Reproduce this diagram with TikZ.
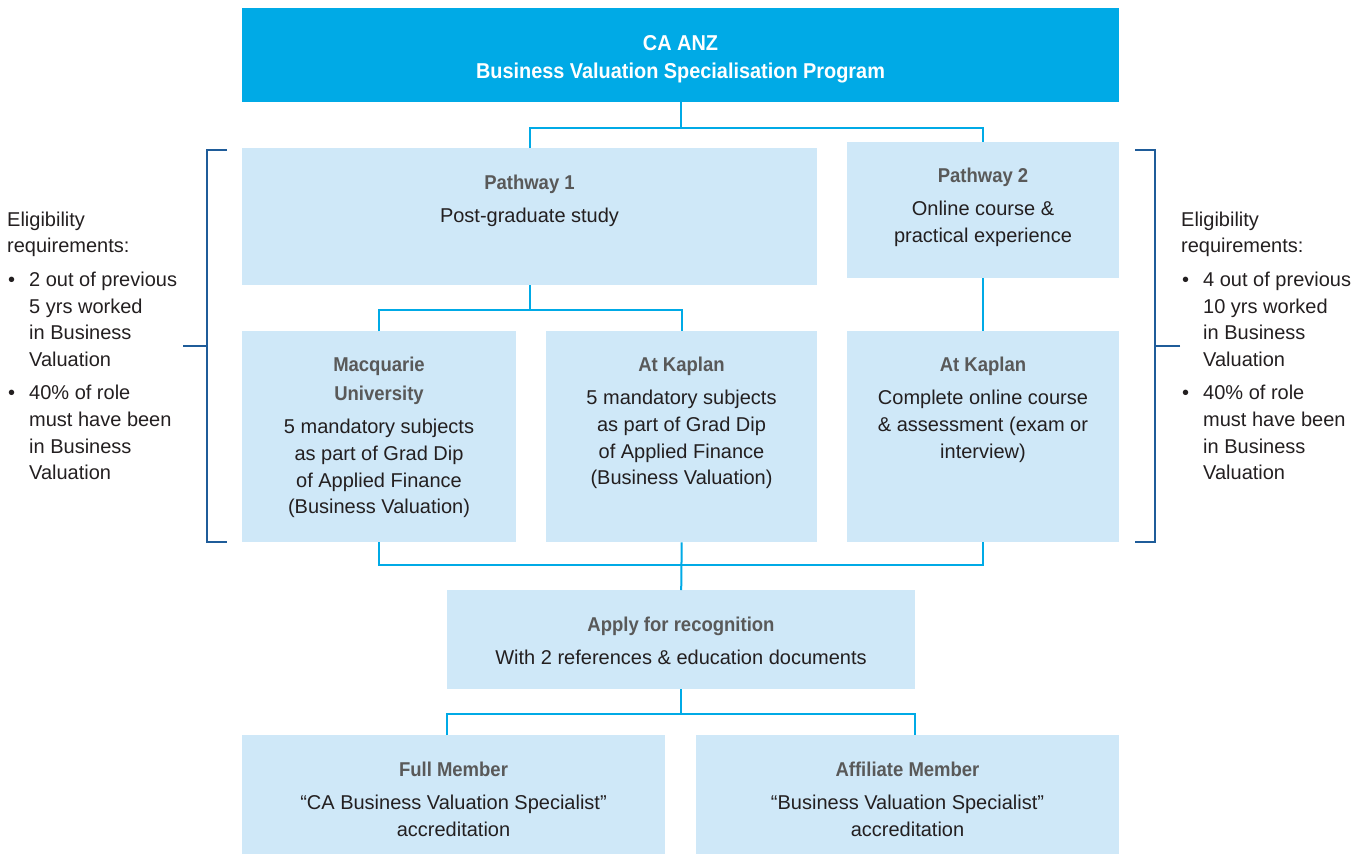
\documentclass[tikz,border=0pt]{standalone}
\usepackage{fontspec}
\setmainfont{Liberation Sans}[BoldFeatures={FakeStretch=0.925}]
\definecolor{topcol}{RGB}{0,170,230}
\definecolor{boxcol}{RGB}{207,232,248}
\definecolor{conncol}{RGB}{0,170,230}
\definecolor{brkcol}{RGB}{31,92,153}
\definecolor{hdcol}{RGB}{89,89,89}
\definecolor{bodycol}{RGB}{35,31,32}
\newcommand\hdline[1]{\leavevmode{\bfseries\color{hdcol}#1}\par\vspace{7pt}}
\newcommand\bulblock[1]{{\leftskip=22pt\noindent\llap{\makebox[22pt][l]{\hspace{1pt}\textbullet}}#1\par}}
\begin{document}
\begin{tikzpicture}[x=1pt,y=-1pt,
  every node/.style={font=\fontsize{20}{26.7}\selectfont, text=bodycol},
  box/.style={rectangle, fill=boxcol, inner sep=0pt, anchor=north west},
  topbox/.style={rectangle, fill=topcol, inner sep=0pt, anchor=north west},
  txt/.style={anchor=base, inner sep=0pt},
  side/.style={anchor=base west, inner sep=0pt},
  conn/.style={draw=conncol, line width=2pt},
  brk/.style={draw=brkcol, line width=2pt}]
\useasboundingbox (0,0) rectangle (1362,854);
% boxes
\node[topbox, minimum width=877pt, minimum height=94pt] (top) at (242,8) {};
\node[box, minimum width=575pt, minimum height=137pt] (p1) at (242,148) {};
\node[box, minimum width=272pt, minimum height=136pt] (p2) at (847,142) {};
\node[box, minimum width=274pt, minimum height=211pt] (mq) at (242,331) {};
\node[box, minimum width=271pt, minimum height=211pt] (k1) at (546,331) {};
\node[box, minimum width=272pt, minimum height=211pt] (k2) at (847,331) {};
\node[box, minimum width=468pt, minimum height=99pt] (ap) at (447,590) {};
\node[box, minimum width=423pt, minimum height=119pt] (fm) at (242,735) {};
\node[box, minimum width=423pt, minimum height=119pt] (af) at (696,735) {};
% texts
\node[txt, text=white] (toptxt) at (680.5,50) {\parbox[t]{860pt}{\centering\fontsize{21.5}{28}\selectfont\bfseries CA ANZ\\Business Valuation Specialisation Program}};
\node[txt] (p1txt) at (529.5,189) {\parbox[t]{560pt}{\centering\hdline{Pathway 1}Post-graduate study}};
\node[txt] (p2txt) at (983,182) {\parbox[t]{260pt}{\centering\hdline{Pathway 2}Online course \&\\practical experience}};
\node[txt] (mqtxt) at (379,371) {\parbox[t]{260pt}{\centering\hdline{Macquarie\\[2.3pt]University}5 mandatory subjects\\as part of Grad Dip\\of Applied Finance\\(Business Valuation)}};
\node[txt] (k1txt) at (681.5,371) {\parbox[t]{260pt}{\centering\hdline{At Kaplan}5 mandatory subjects\\as part of Grad Dip\\of Applied Finance\\(Business Valuation)}};
\node[txt] (k2txt) at (983,371) {\parbox[t]{260pt}{\centering\hdline{At Kaplan}Complete online course\\\& assessment (exam or\\interview)}};
\node[txt] (aptxt) at (681,631) {\parbox[t]{460pt}{\centering\hdline{Apply for recognition}With 2 references \& education documents}};
\node[txt] (fmtxt) at (453.5,776) {\parbox[t]{410pt}{\centering\hdline{Full Member}“CA Business Valuation Specialist”\\accreditation}};
\node[txt] (aftxt) at (907.5,776) {\parbox[t]{410pt}{\centering\hdline{Affiliate Member}“Business Valuation Specialist”\\accreditation}};
% side texts
\node[side] (eligL) at (7,226) {\parbox[t]{175pt}{\raggedright Eligibility\\requirements:\par\vspace{7pt}
\bulblock{2 out of previous\\5 yrs worked\\in Business\\Valuation}\vspace{6.5pt}
\bulblock{40\% of role\\must have been\\in Business\\Valuation}}};
\node[side] (eligR) at (1181,226) {\parbox[t]{178pt}{\raggedright Eligibility\\requirements:\par\vspace{7pt}
\bulblock{4 out of previous\\10 yrs worked\\in Business\\Valuation}\vspace{6.5pt}
\bulblock{40\% of role\\must have been\\in Business\\Valuation}}};
% connectors
\draw[conn] (top.south) -- ++(0,26) coordinate (j1);
\draw[conn] (p1.north) |- (j1) -| (p2.north);
\draw[conn] (p1.south) -- ++(0,25) coordinate (j2);
\draw[conn] (mq.north) |- (j2) -| (k1.north);
\draw[conn] (p2.south) -- (k2.north);
\draw[conn] (mq.south) -- ++(0,23) coordinate (j3) -| (k2.south);
\draw[conn] (k1.south) -- (ap.north);
\draw[conn] (ap.south) -- ++(0,25) coordinate (j4);
\draw[conn] (fm.north -| ap.south west) |- (j4) -| (af.north -| ap.south east);
% brackets
\coordinate (bl) at (183,346);
\coordinate (br) at (1180,346);
\draw[brk] (227,150) -- (207,150) -- (207,542) -- (227,542);
\draw[brk] (bl) -- (207,346);
\draw[brk] (1135,150) -- (1155,150) -- (1155,542) -- (1135,542);
\draw[brk] (br) -- (1155,346);
\end{tikzpicture}
\end{document}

========

### THE TASK
Output the data exactly. Pictures don't belong in the result.

### RESPONSE TO THE TASK
Reproduce this diagram with TikZ.
\documentclass[tikz,border=0pt]{standalone}
\usepackage{fontspec}
\setmainfont{Liberation Sans}[BoldFeatures={FakeStretch=0.925}]
\definecolor{topcol}{RGB}{0,170,230}
\definecolor{boxcol}{RGB}{207,232,248}
\definecolor{conncol}{RGB}{0,170,230}
\definecolor{brkcol}{RGB}{31,92,153}
\definecolor{hdcol}{RGB}{89,89,89}
\definecolor{bodycol}{RGB}{35,31,32}
\newcommand\hdline[1]{\leavevmode{\bfseries\color{hdcol}#1}\par\vspace{7pt}}
\newcommand\bulblock[1]{{\leftskip=22pt\noindent\llap{\makebox[22pt][l]{\hspace{1pt}\textbullet}}#1\par}}
\begin{document}
\begin{tikzpicture}[x=1pt,y=-1pt,
  every node/.style={font=\fontsize{20}{26.7}\selectfont, text=bodycol},
  box/.style={rectangle, fill=boxcol, inner sep=0pt, anchor=north west},
  topbox/.style={rectangle, fill=topcol, inner sep=0pt, anchor=north west},
  txt/.style={anchor=base, inner sep=0pt},
  side/.style={anchor=base west, inner sep=0pt},
  conn/.style={draw=conncol, line width=2pt},
  brk/.style={draw=brkcol, line width=2pt}]
\useasboundingbox (0,0) rectangle (1362,854);
% boxes
\node[topbox, minimum width=877pt, minimum height=94pt] (top) at (242,8) {};
\node[box, minimum width=575pt, minimum height=137pt] (p1) at (242,148) {};
\node[box, minimum width=272pt, minimum height=136pt] (p2) at (847,142) {};
\node[box, minimum width=274pt, minimum height=211pt] (mq) at (242,331) {};
\node[box, minimum width=271pt, minimum height=211pt] (k1) at (546,331) {};
\node[box, minimum width=272pt, minimum height=211pt] (k2) at (847,331) {};
\node[box, minimum width=468pt, minimum height=99pt] (ap) at (447,590) {};
\node[box, minimum width=423pt, minimum height=119pt] (fm) at (242,735) {};
\node[box, minimum width=423pt, minimum height=119pt] (af) at (696,735) {};
% texts
\node[txt, text=white] (toptxt) at (680.5,50) {\parbox[t]{860pt}{\centering\fontsize{21.5}{28}\selectfont\bfseries CA ANZ\\Business Valuation Specialisation Program}};
\node[txt] (p1txt) at (529.5,189) {\parbox[t]{560pt}{\centering\hdline{Pathway 1}Post-graduate study}};
\node[txt] (p2txt) at (983,182) {\parbox[t]{260pt}{\centering\hdline{Pathway 2}Online course \&\\practical experience}};
\node[txt] (mqtxt) at (379,371) {\parbox[t]{260pt}{\centering\hdline{Macquarie\\[2.3pt]University}5 mandatory subjects\\as part of Grad Dip\\of Applied Finance\\(Business Valuation)}};
\node[txt] (k1txt) at (681.5,371) {\parbox[t]{260pt}{\centering\hdline{At Kaplan}5 mandatory subjects\\as part of Grad Dip\\of Applied Finance\\(Business Valuation)}};
\node[txt] (k2txt) at (983,371) {\parbox[t]{260pt}{\centering\hdline{At Kaplan}Complete online course\\\& assessment (exam or\\interview)}};
\node[txt] (aptxt) at (681,631) {\parbox[t]{460pt}{\centering\hdline{Apply for recognition}With 2 references \& education documents}};
\node[txt] (fmtxt) at (453.5,776) {\parbox[t]{410pt}{\centering\hdline{Full Member}“CA Business Valuation Specialist”\\accreditation}};
\node[txt] (aftxt) at (907.5,776) {\parbox[t]{410pt}{\centering\hdline{Affiliate Member}“Business Valuation Specialist”\\accreditation}};
% side texts
\node[side] (eligL) at (7,226) {\parbox[t]{175pt}{\raggedright Eligibility\\requirements:\par\vspace{7pt}
\bulblock{2 out of previous\\5 yrs worked\\in Business\\Valuation}\vspace{6.5pt}
\bulblock{40\% of role\\must have been\\in Business\\Valuation}}};
\node[side] (eligR) at (1181,226) {\parbox[t]{178pt}{\raggedright Eligibility\\requirements:\par\vspace{7pt}
\bulblock{4 out of previous\\10 yrs worked\\in Business\\Valuation}\vspace{6.5pt}
\bulblock{40\% of role\\must have been\\in Business\\Valuation}}};
% connectors
\draw[conn] (top.south) -- ++(0,26) coordinate (j1);
\draw[conn] (p1.north) |- (j1) -| (p2.north);
\draw[conn] (p1.south) -- ++(0,25) coordinate (j2);
\draw[conn] (mq.north) |- (j2) -| (k1.north);
\draw[conn] (p2.south) -- (k2.north);
\draw[conn] (mq.south) -- ++(0,23) coordinate (j3) -| (k2.south);
\draw[conn] (k1.south) -- (ap.north);
\draw[conn] (ap.south) -- ++(0,25) coordinate (j4);
\draw[conn] (fm.north -| ap.south west) |- (j4) -| (af.north -| ap.south east);
% brackets
\coordinate (bl) at (183,346);
\coordinate (br) at (1180,346);
\draw[brk] (227,150) -- (207,150) -- (207,542) -- (227,542);
\draw[brk] (bl) -- (207,346);
\draw[brk] (1135,150) -- (1155,150) -- (1155,542) -- (1135,542);
\draw[brk] (br) -- (1155,346);
\end{tikzpicture}
\end{document}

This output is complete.